Love in the animal world often entwines with grief in an acute mutuality. Perhaps even more than the degree of social cohesion within a species, it is love between individuals that predicts when grief will be expressed. Can there be any real doubt that Willa, a representative of a species (the domestic cat) not known for its social nature, loved her sister, Carson, or that as the sole surviving sister, she suffered grief in the wake of her loss?
In our own species, grief increasingly became expressed through rituals rich in symbolism. By around 100,000 years ago, our Homo sapiens ancestors decorated dead bodies in red ocher, a behavior interpreted by archaeologists to be a kind of symbolic (rather than functional) ornamentation. At a site in Russia called Sunghir, two children younger than 13 years, a boy and a girl, were buried 24,000 years ago, together with elaborate grave goods ranging from mammoth tusks to animals carved from ivory. Most astonishing were the thousands of ivory beads found in the pair’s grave, probably sewn onto the clothing (long since disintegrated) in which the children were buried. A good portion of this ancient human community at Sunghir must have come together in preparing this funeral ritual—each bead alone took an hour or more to manufacture. Although it is risky to project modern emotions onto past populations, the examples of animal grief reviewed here strengthen an emotion-based interpretation of the archaeological evidence: our ancestors of many thousands of years ago mourned their lost children.

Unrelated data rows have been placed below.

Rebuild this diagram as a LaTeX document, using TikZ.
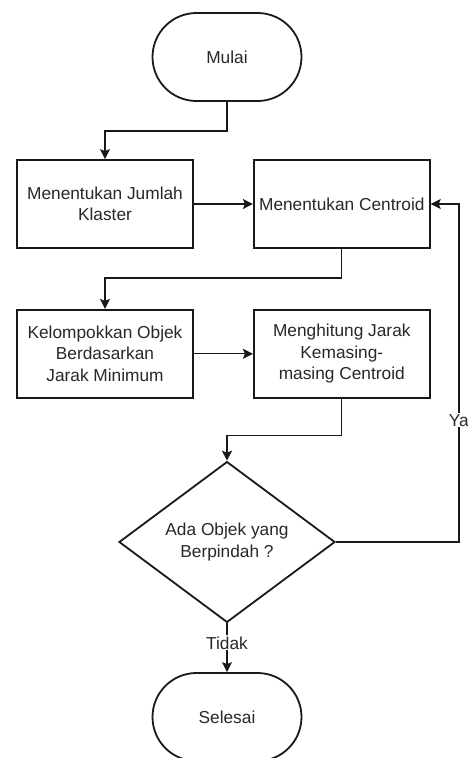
\documentclass[tikz,border=0pt]{standalone}
\usepackage{fontspec}
\setmainfont{Liberation Sans}
\usepackage{tikz}
\usetikzlibrary{positioning, arrows.meta, shapes.geometric, calc}
\definecolor{garis}{RGB}{25,25,25}
\definecolor{teks}{RGB}{40,40,40}
\tikzset{
  prosesbox/.style={
    rectangle, draw=garis, line width=1.8pt,
    fill=white, text=teks,
    minimum height=88pt, minimum width=176pt,
    align=center, inner sep=2pt,
    font=\fontsize{17.3}{21.6}\selectfont
  },
  terminal/.style={prosesbox, rounded corners=44pt, minimum width=149pt},
  keputusan/.style={prosesbox, diamond, inner sep=0pt,
    minimum width=216pt, minimum height=149pt},
  panah/.style={
    -{Stealth[length=10pt, width=10pt, inset=2pt]}, draw=garis, line width=1.3pt
  },
  labelpanah/.style={
    fill=white, text=teks, inner sep=1pt,
    font=\fontsize{17.3}{21.6}\selectfont
  }
}
\begin{document}
\begin{tikzpicture}[x=1pt, y=-1pt]
  \useasboundingbox (0,0) rectangle (468,758);
  \node[terminal] (mulai) at (227,57) {Mulai};
  \node[prosesbox] (jumlah) at (105,204) {Menentukan Jumlah\\Klaster};
  \node[prosesbox, right=59pt of jumlah] (centroid) {Menentukan Centroid};
  \node[prosesbox, below=60pt of jumlah] (kelompok) {Kelompokkan Objek\\Berdasarkan\\Jarak Minimum};
  \node[prosesbox, right=59pt of kelompok] (jarak) {Menghitung Jarak\\Kemasing-\\masing Centroid};
  \node[keputusan] (cek) at (227,542) {Ada Objek yang\\Berpindah ?};
  \node[terminal] (selesai) at (227,717) {Selesai};
  \coordinate (balik) at ($(cek.east)+(123,0)$);

  \draw[panah] (mulai.south) -- ++(0,29) -| (jumlah.north);
  \draw[panah] (jumlah.east) -- (centroid.west);
  \draw[panah] (centroid.south) -- ++(0,29) -| (kelompok.north);
  \draw[panah] (kelompok.east) -- (jarak.west);
  \draw[panah] (jarak.south) -- ++(0,37) -| (cek.north);
  \draw[panah] (cek.east) -- (balik) -- node[labelpanah, pos=0.36] {Ya} (balik |- centroid.east) -- (centroid.east);
  \draw[panah] (cek.south) -- node[labelpanah, pos=0.4] {Tidak} (selesai.north);
\end{tikzpicture}
\end{document}
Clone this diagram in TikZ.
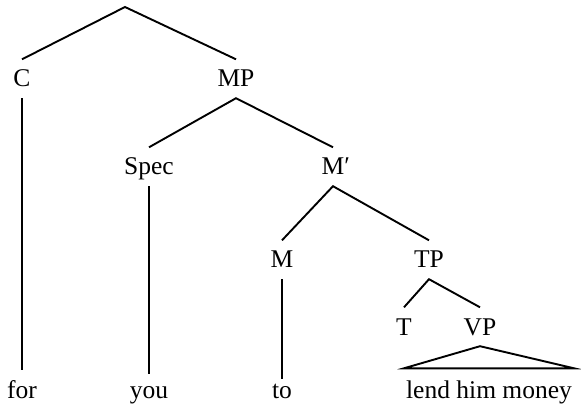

In our modern world, grief is no longer inevitably confined to kin, close social partners or immediate members of one’s own community. Public commemoratives at the Peace Memorial Park in Hiroshima; the genocide memorial center in Kigali, Rwanda; the Foundation Memorial to the Murdered Jews of Europe in Berlin; the site of the Twin Towers in Manhattan; or the Sandy Hook Elementary School in Newtown, Conn., all convey visibly the power of agonized global mourning. Our human capacity for sorrow at the deaths of strangers is built on an evolutionary substrate. Our own ways of mourning may be unique, but the human capacity to grieve deeply is something we share with other animals.